Artikel ini dimuat
Majalah KARSA Vol. 1 No. 07, Januari-Februari 2012:
LIBERALISASI PANGAN
Oleh Tika Noorjaya
Saat menyimak pemaparan Her Suganda, “Robohnya
Lumbung Kami” (Studi Kasus Petani di Jawa Barat Utara) dalam suatu lokakarya
akhir tahun lalu, saya langsung terbayang kumpulan cerpen “Robohnya Surau Kami”
yang tragis, karya A. A. Navis beberapa puluh tahun yang lalu. Benar saja,
kisah tragis terjadi di sini: “Lumbung Kami” tak berdaya menghadapi gempuran
teknologi dan liberalisasi pangan yang menyertainya. Sebagai moderator, saya
mencoba mengonfirmasikan hasil temuan tersebut kepada peserta lokakarya; dan
ternyata pendapat yang muncul semakin menegaskan bahwa tragedi yang sama hampir
terjadi di mana saja, di wilayah yang selama ini dikenal sebagai lumbung padi. Demikianlah,
budaya bertani secara bertahap terdegradasi hampir di seluruh pelosok negeri.

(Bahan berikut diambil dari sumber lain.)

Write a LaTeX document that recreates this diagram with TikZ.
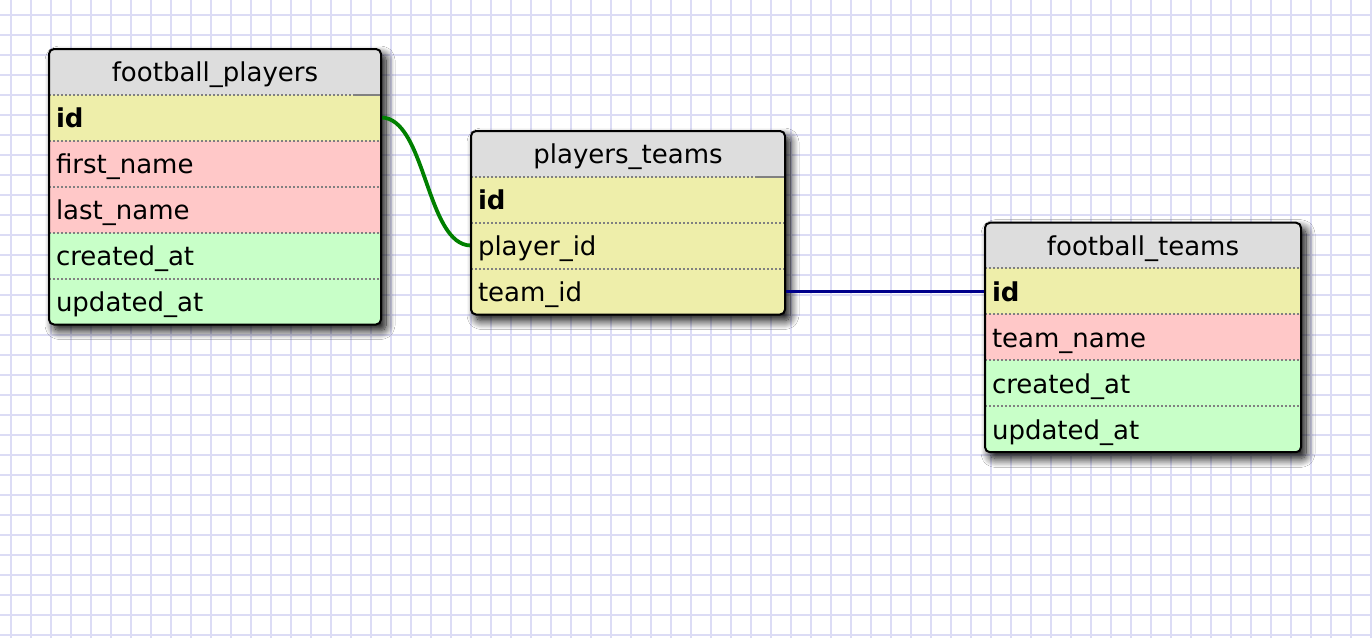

Bukan hanya lumbung padi yang roboh secara harfiah, melainkan budaya bertani secara
keseluruhan, sejak cara bercocok tanam hingga perilaku di meja makan. Kini, Sang
Dewi Sri, tak lebih dari sekadar komoditi. Konversi lahan pertanian padi ke
industri dan permukiman, semakin menegaskan ketercerabutan petani dari akar
kehidupannya sebagai pewaris negeri agraris.
“Warning”
ini agaknya perlu diperhatikan oleh para pemangku negeri dalam pembahasan revitalisasi
UU No7/1996 tentang Pangan, yang tampaknya diwarnai semangat liberalisasi
pangan. Dalam RUU Pangan tersurat Pemerintah Pusat melalui Perum Bulog tidak
diwajibkan untuk membeli gabah/beras petani saat panen raya. Sebaliknya,
Pemerintah Pusat/Daerah justru mendorong swasta (pedagang) untuk mengelola
cadangan pangan. Regulasi ini memberi
kebebasan kepada daerah untuk melakukan ekspor-impor bahan pangan; yang
menunjukkan bahwa semangat otonomi daerah lebih dikedepankan. Di beberapa pasal
juga terdapat keleluasaan bagi para pedagang swasta guna mengelola cadangan
pangan.
Tidak adanya kewajiban Pemerintah membeli
gabah/beras petani saat panen melalui Perum Bulog, tentu akan memukul petani. Dengan
keberadaan harga pembelian pemerintah (HPP) saja, petani kerapkali ditekan
pedagang, terlebih di masa panen raya. Di sisi lain, dengan keterbatasan
kepemilikan lahan, petani kita tidaklah melulu sebagai produsen, dan secara
netto mereka adalah konsumen beras. Analoginya, secara regional, jika kebebasan
diberikan ke daerah, bisa jadi daerah surplus bakalan ekspor, sedangkan daerah
defisit dan miskin akan terus kekurangan pangan.
Adanya "kehendak" kalangan DPR untuk
meliberalisasi pangan perlu dicermati secara seksama; demikian pula sikap
Pemerintah atas usulan DPR tersebut. Kalau tidak, selain bakal membawa
"korban" (khususnya bagi petani kecil), hal ini bisa menyebabkan "perpecahan"
di level daerah, yang muaranya bisa saja mengarah pada disintegrasi. Sungguh
suatu pertaruhan yang amat mengganggu pikiran.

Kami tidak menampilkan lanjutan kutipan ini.